Connected, but lonely – that largely sums up the epidemic of loneliness that’s crushing Australian society, given that it’s our digital generation, the 18-25 year olds, who identify as feeling the most alone. Digital, text-based correspondence might be fast and easy, but sans the body language, tone variations and eye contact, it’s certainly no replacement for its IRL counterpart. That sentiment is at the heart of ‘Disconnected’, the new single from Melbourne melodic punk ensemble, Judo CHOP!
Featuring barrelling riffage, blistering hardcore drums and powerful vocals, ‘Disconnected’ is a sonic assault with plenty of brainpower behind it. With structures and time signatures bordering on prog, it’s a song written by a band who clearly know their way around their instruments. Lyrically, the song dissects the existential threat that technology poses to genuine human interaction, siloing us away from our fellow human beings. In their own words: “An antithetical anthem for today’s dualistic, tribalist society.”

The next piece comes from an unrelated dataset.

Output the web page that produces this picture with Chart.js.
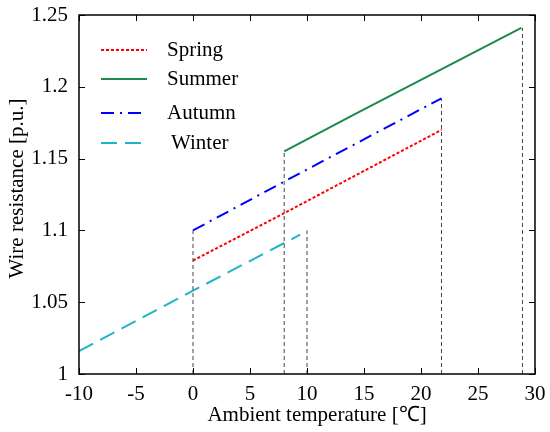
<!DOCTYPE html>
<html>
<head>
<meta charset="utf-8">
<script src="https://cdn.jsdelivr.net/npm/chart.js@4"></script>
<style>
  body { margin: 0; background: #fff; }
  #wrap { width: 550px; height: 432px; }
</style>
</head>
<body>
<div id="wrap"><canvas id="chart" width="550" height="432"></canvas></div>
<script>
// series (temperature in C, resistance in p.u.)
const springX = [0, 8, 21.8];
const springY = [1.079, 1.112, 1.170];
const summerX = [8, 14.2, 28.8];
const summerY = [1.155, 1.181, 1.241];
const autumnX = [0, 8, 21.8];
const autumnY = [1.100, 1.134, 1.192];
const winterX = [-10, 0, 9.4];
const winterY = [1.016, 1.058, 1.097];

// dashed drop lines
const guideX = [0, 8, 10, 21.8, 28.9];
const guideTop = [1.1, 1.155, 1.1, 1.192, 1.241];

const xTicks = [-10, -5, 0, 5, 10, 15, 20, 25, 30];
const yTicks = [1, 1.05, 1.1, 1.15, 1.2, 1.25];

const FONT = "Liberation Serif";

function pts(xs, ys) {
    return xs.map((x, i) => ({ x: x, y: ys[i] }));
}

const series = [
    { label: "Spring", data: pts(springX, springY), borderColor: "#ff0000", borderDash: [3, 2] },
    { label: "Summer", data: pts(summerX, summerY), borderColor: "#1b8a4b", borderDash: [] },
    { label: "Autumn", data: pts(autumnX, autumnY), borderColor: "#0000ff", borderDash: [13, 6, 2, 6] },
    { label: "Winter", data: pts(winterX, winterY), borderColor: "#20b4c8", borderDash: [16, 8] }
];

const datasets = [];
guideX.forEach((x, i) => {
    datasets.push({
        label: "guide",
        data: [{ x: x, y: 1 }, { x: x, y: guideTop[i] }],
        borderColor: "#444",
        borderWidth: 1,
        borderDash: [4, 3],
        pointRadius: 0
    });
});
series.forEach(s => {
    datasets.push({
        label: s.label,
        data: s.data,
        borderColor: s.borderColor,
        borderDash: s.borderDash,
        borderWidth: 2,
        pointRadius: 0,
        tension: 0
    });
});

// frame, inside ticks, legend and axis titles
const decorations = {
    id: "decorations",
    afterDraw(chart) {
        const ctx = chart.ctx;
        const a = chart.chartArea;
        const xs = chart.scales.x, ys = chart.scales.y;
        ctx.save();
        ctx.strokeStyle = "#000";
        ctx.lineWidth = 1.5;
        ctx.setLineDash([]);
        ctx.strokeRect(a.left, a.top, a.right - a.left, a.bottom - a.top);
        ctx.lineWidth = 1;
        ctx.beginPath();
        xTicks.forEach(v => {
            const px = Math.round(xs.getPixelForValue(v)) + 0.5;
            ctx.moveTo(px, a.bottom); ctx.lineTo(px, a.bottom - 6);
            ctx.moveTo(px, a.top); ctx.lineTo(px, a.top + 6);
        });
        yTicks.forEach(v => {
            const py = Math.round(ys.getPixelForValue(v)) + 0.5;
            ctx.moveTo(a.left, py); ctx.lineTo(a.left + 6, py);
            ctx.moveTo(a.right, py); ctx.lineTo(a.right - 6, py);
        });
        ctx.stroke();

        // legend
        const rows = [50, 79, 113, 143];
        const textX = [167, 167, 167, 171];
        ctx.font = "21px '" + FONT + "'";
        ctx.textBaseline = "middle";
        ctx.textAlign = "left";
        series.forEach((s, i) => {
            ctx.strokeStyle = s.borderColor;
            ctx.lineWidth = 2;
            ctx.setLineDash(s.borderDash);
            ctx.beginPath();
            ctx.moveTo(101, rows[i]);
            ctx.lineTo(147, rows[i]);
            ctx.stroke();
            ctx.fillStyle = "#000";
            ctx.fillText(s.label, textX[i], rows[i]);
        });

        // axis titles
        ctx.setLineDash([]);
        ctx.fillStyle = "#000";
        ctx.textAlign = "center";
        ctx.fillText("Ambient temperature [\u2103]", (a.left + a.right) / 2 + 10, 415);
        ctx.translate(17, (a.top + a.bottom) / 2 - 6);
        ctx.rotate(-Math.PI / 2);
        ctx.fillText("Wire resistance [p.u.]", 0, 0);
        ctx.restore();
    }
};

new Chart(document.getElementById("chart"), {
    type: "line",
    data: { datasets: datasets },
    options: {
        responsive: false,
        animation: false,
        layout: { padding: { left: 0, right: 15, top: 15, bottom: 0 } },
        plugins: { legend: { display: false }, tooltip: { enabled: false } },
        scales: {
            x: {
                type: "linear",
                min: -10,
                max: 30,
                afterFit: s => { s.height = 58; s.paddingLeft = 0; s.paddingRight = 0; },
                afterBuildTicks: s => { s.ticks = xTicks.map(v => ({ value: v })); },
                grid: { display: false, drawTicks: false },
                border: { display: false },
                ticks: {
                    padding: 8,
                    color: "#000",
                    font: { family: FONT, size: 21 },
                    maxRotation: 0
                }
            },
            y: {
                type: "linear",
                min: 1,
                max: 1.25,
                afterFit: s => { s.width = 79; s.paddingTop = 0; s.paddingBottom = 0; },
                afterBuildTicks: s => { s.ticks = yTicks.map(v => ({ value: v })); },
                grid: { display: false, drawTicks: false },
                border: { display: false },
                ticks: {
                    padding: 11,
                    color: "#000",
                    font: { family: FONT, size: 21 },
                    callback: v => String(+v.toFixed(2))
                }
            }
        }
    },
    plugins: [decorations]
});
</script>
</body>
</html>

There’s a lot to unpack with this subject. On average, we speak 125 words per minute and we think about 500 words per minute, but the average person can only type 30 words per minute. That’s a lot of excess communication left unexpressed. With that in mind, ‘Disconnected’ is also a song about bridging gaps in more ways than one. For the official clip, the band have incorporated Auslan (Australian sign language). In a statement to BLUNT, Judo CHOP! explained that this level of inclusion was a vital priority for the release.
“The use of Auslan in the ‘Disconnected’ clip was very important to us, not only because of the context of the song itself which talks to the lack of communication in our current social discourse, but the close personal effects of its under-utilisation everywhere. Our guitarist Johnny Beech, who performs the outro in Auslan, was raised in a household with two Deaf parents himself and when it came to signing the outro of the song, Johnny sought clarification and reference from the Deaf community/interpreters to ensure the translation and context were correct. We’ve also added closed captions to the film clip for the Deaf and hard of hearing (that can be turned on and off) to provide full access to the lyrical content and information, as well as a guide for karaoke when you’re belting this one out at your next party!
“We live in language and any barrier to it for anyone puts them at a disadvantage, be it in song, or text, or wherever that information lies. The poetry and significance of messaging in lyrical music compositions are taken for granted by those of us who are not hard of hearing or Deaf when we are hooked by the rhythm or melody of a tune and that grabs our attention first, whereas the Deaf community may not otherwise hear the messaging in ours or anyone else’s music unless we put it there for them to interpret.”
The single will be reborn later in the year upon the band’s debut EP Shelf Life, which hits shelves on Friday, 2nd July via punk rock trendsetters People Of Punk Rock Records.